I'm old.  To me Bash and SSH are just overlays on underlying tech which I used as a kid. 

 

Bash is a program the emulates the old VT 100 terminal, which was hardware  from the 1970's,  so are pretty much all command prompts.  Many of the keyboard commands you are used to were first implemented in it as it was the first to adhere to the ANSI standard.  https://en.wikipedia.org/wiki/ANSI_escape_code#Platform_support , https://kb.iu.edu/d/acpy  

The program is called "terminal"  WHY DID YOU THINK THAT WAS? 

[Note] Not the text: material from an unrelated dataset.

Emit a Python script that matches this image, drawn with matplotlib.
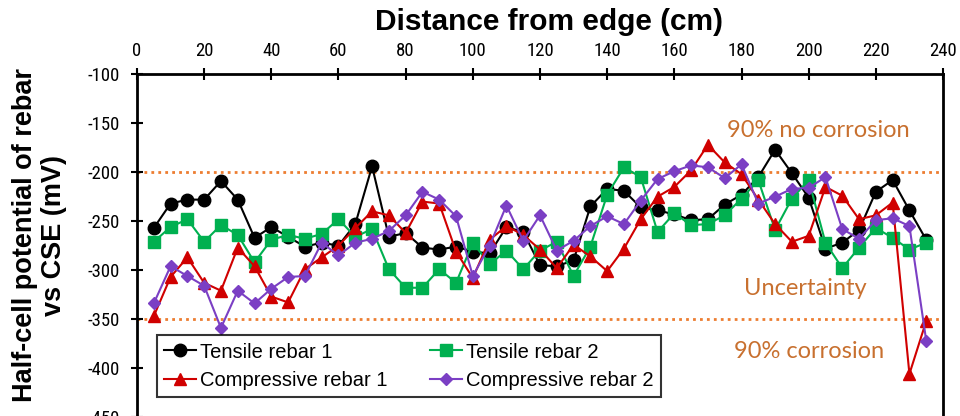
import matplotlib.pyplot as plt
from matplotlib import font_manager

# distance along the slab (cm)
distance = [5, 10, 15, 20, 25, 30, 35, 40, 45, 50, 55, 60, 65, 70, 75, 80, 85, 90, 95, 100,
            105, 110, 115, 120, 125, 130, 135, 140, 145, 150, 155, 160, 165, 170, 175, 180,
            185, 190, 195, 200, 205, 210, 215, 220, 225, 230, 235]

tensile_1 = [-257, -232, -228, -228, -209, -228, -267, -256, -266, -276, -272, -275, -253, -194,
             -266, -262, -277, -279, -276, -281, -283, -256, -261, -295, -296, -290, -235, -217,
             -219, -236, -239, -243, -249, -248, -233, -223, -205, -177, -201, -226, -278, -272,
             -259, -220, -208, -239, -269]
tensile_2 = [-271, -256, -248, -271, -254, -264, -292, -269, -264, -268, -263, -248, -266, -258,
             -299, -318, -318, -299, -313, -272, -294, -280, -299, -280, -271, -306, -276, -223,
             -195, -205, -261, -242, -254, -253, -244, -227, -208, -259, -227, -208, -272, -298,
             -277, -257, -267, -279, -272]
compressive_1 = [-347, -307, -287, -313, -321, -277, -296, -327, -333, -299, -287, -275, -257, -240,
                 -244, -262, -230, -232, -281, -308, -269, -255, -264, -279, -298, -274, -286, -301,
                 -278, -248, -225, -215, -198, -172, -190, -202, -228, -253, -271, -265, -215, -224,
                 -248, -244, -231, -406, -352]
compressive_2 = [-334, -296, -306, -316, -359, -321, -334, -319, -307, -306, -272, -285, -272, -268,
                 -260, -244, -220, -228, -245, -306, -275, -234, -270, -244, -280, -270, -255, -245,
                 -253, -229, -207, -199, -193, -195, -206, -192, -232, -225, -217, -216, -205, -258,
                 -268, -249, -247, -255, -372]

# thresholds (mV vs CSE)
no_corrosion_limit = -200
corrosion_limit = -350

# look for a narrow sans for the tick labels
installed = {f.name for f in font_manager.fontManager.ttflist}
narrow = 'Liberation Sans'
for cand in ['Liberation Sans Narrow', 'Arial Narrow', 'Roboto Condensed', 'Open Sans Condensed']:
    if cand in installed:
        narrow = cand
        break
narrow_stretch = 'normal' if narrow != 'Liberation Sans' else 'condensed'

plt.rcParams['font.family'] = ['Liberation Sans', 'DejaVu Sans']
plt.rcParams['axes.unicode_minus'] = False

fig = plt.figure(figsize=(9.6, 4.16), dpi=100)
ax = fig.add_axes([0.1427, -0.0024, 0.8396, 0.8238])

orange = '#ED7D31'
ax.axhline(no_corrosion_limit, color=orange, ls=(0, (1, 1.5)), lw=2, zorder=1)
ax.axhline(corrosion_limit, color=orange, ls=(0, (1, 1.5)), lw=2, zorder=1)

l1, = ax.plot(distance, tensile_1, '-o', color='black', lw=1.5, ms=9, label='Tensile rebar 1', zorder=3)
l2, = ax.plot(distance, tensile_2, '-s', color='#00B050', lw=1.5, ms=8.5, label='Tensile rebar 2', zorder=3)
l3, = ax.plot(distance, compressive_1, '-^', color='#D00000', lw=1.5, ms=9, label='Compressive rebar 1', zorder=3)
l4, = ax.plot(distance, compressive_2, '-D', color='#7B3FC4', lw=1.5, ms=6.5, label='Compressive rebar 2', zorder=3)

note_color = '#C8702F'
ax.text(203, -157, '90% no corrosion', color=note_color, fontsize=17, family='Lato',
        ha='center', va='center')
ax.text(199, -319, 'Uncertainty', color=note_color, fontsize=17, family='Lato',
        ha='center', va='center')
ax.text(200, -383, '90% corrosion', color=note_color, fontsize=17, family='Lato',
        ha='center', va='center')

ax.set_xlim(0, 240)
ax.set_ylim(-450, -100)
ax.set_xticks(range(0, 241, 20))
ax.set_yticks(range(-450, -99, 50))
ax.xaxis.tick_top()
ax.xaxis.set_label_position('top')
ax.tick_params(axis='both', direction='inout', length=8, width=1.5, labelsize=13.5)
ax.tick_params(axis='y', pad=8)
ax.tick_params(axis='x', pad=6)
for lab in ax.get_xticklabels() + ax.get_yticklabels():
    lab.set_family(narrow)
    lab.set_stretch(narrow_stretch)
for side in ['top', 'left', 'right']:
    ax.spines[side].set_linewidth(2)
ax.spines['bottom'].set_visible(False)

ax.set_xlabel('Distance from edge (cm)', fontsize=21.5, fontweight='bold')
ax.xaxis.set_label_coords(0.511, 1.13)
ax.set_ylabel('Half-cell potential of rebar\nvs CSE (mV)', fontsize=19.5, fontweight='bold',
              linespacing=1.15)
ax.yaxis.set_label_coords(-0.087, 0.53)

leg = ax.legend(handles=[l1, l3, l2, l4], ncol=2, loc='lower left', bbox_to_anchor=(0.012, 0.03),
                fontsize=14.5, frameon=True, fancybox=False, edgecolor='black', handlelength=1.6,
                handletextpad=0.2, columnspacing=2.1, borderpad=0.35, labelspacing=0.45)
leg.get_frame().set_linewidth(1.5)

fig.savefig('out.png', dpi=100)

Telenet is the technology, behind the technology of the internet.  It is one of the original components of it which was available to ordinary people.  At one point a terminal program, a vt100 terminal emulator,  was the only way to get on the internet.  Porno took a long time to download in those days... mainly I wanted to see if it could be done. 
 

 

Dude, i'm way older than you. You were ... 8 or 9 years old when i enrolled in computer science. When i built my first linux kernel (i.e. compiled it) I got a four-port serial card, put it in my PC, and then went dumpster diving up in the local tech park and came back with a couple of VT220 terminals which I RS-232'd to a couple of the serial ports. Instant multi-user local login.

 

Oh, do you know why you login to a "terminal" it used to be assigned an identifier like "ttyS0"? TTY means teletype. So .. you know how "vi" has two parts, "vi" and "ed" (ed's the bit you get when you type esc-:)? It's like that because it's meant to run on a teletype. You would "ed" somefile, then type ':g1" and the teletype would print line 1. Then you'd edit it e.g. s/mispeling/misspelling/ and voila! it would print the corrected line 1. You could even  "cat" the whole file and it would proceed to print, literally, on the teletype. No need for "more" or "less", those programs didn't make sense on a teletype.

 

Look at this command line output in terminal in a mac:

$ w
21:06  up 3 days, 19:39, 18 users, load averages: 1.38 1.54 1.64
USER     TTY      FROM              LOGIN@  IDLE WHAT
xxxxxxx  console  -                Sun01   3days -
xxxxxxx  s000     -                Sun01    2:34 -bash

It's still called a "TTY".

 

I work in aviation, we still have data formats that are meant to be wrapped as "TYPE B" teletype messages. They are 5-bit (ONLY CAPS ALLOWED).

 

Oh, yeah, also one computer i worked on had old-fashioned "core" memory (Linus shows that off in that Saturn-V computer video). those magnetic cores are why you'll still find a file called "core" written to the storage when Linux does a "coredump".

 

Anyway, /bin/sh and its descendants like bash do not emulate the terminal. /bin/sh is a command interpreter, primarily. 

 

lmao, kids today, get off my lawn, etc.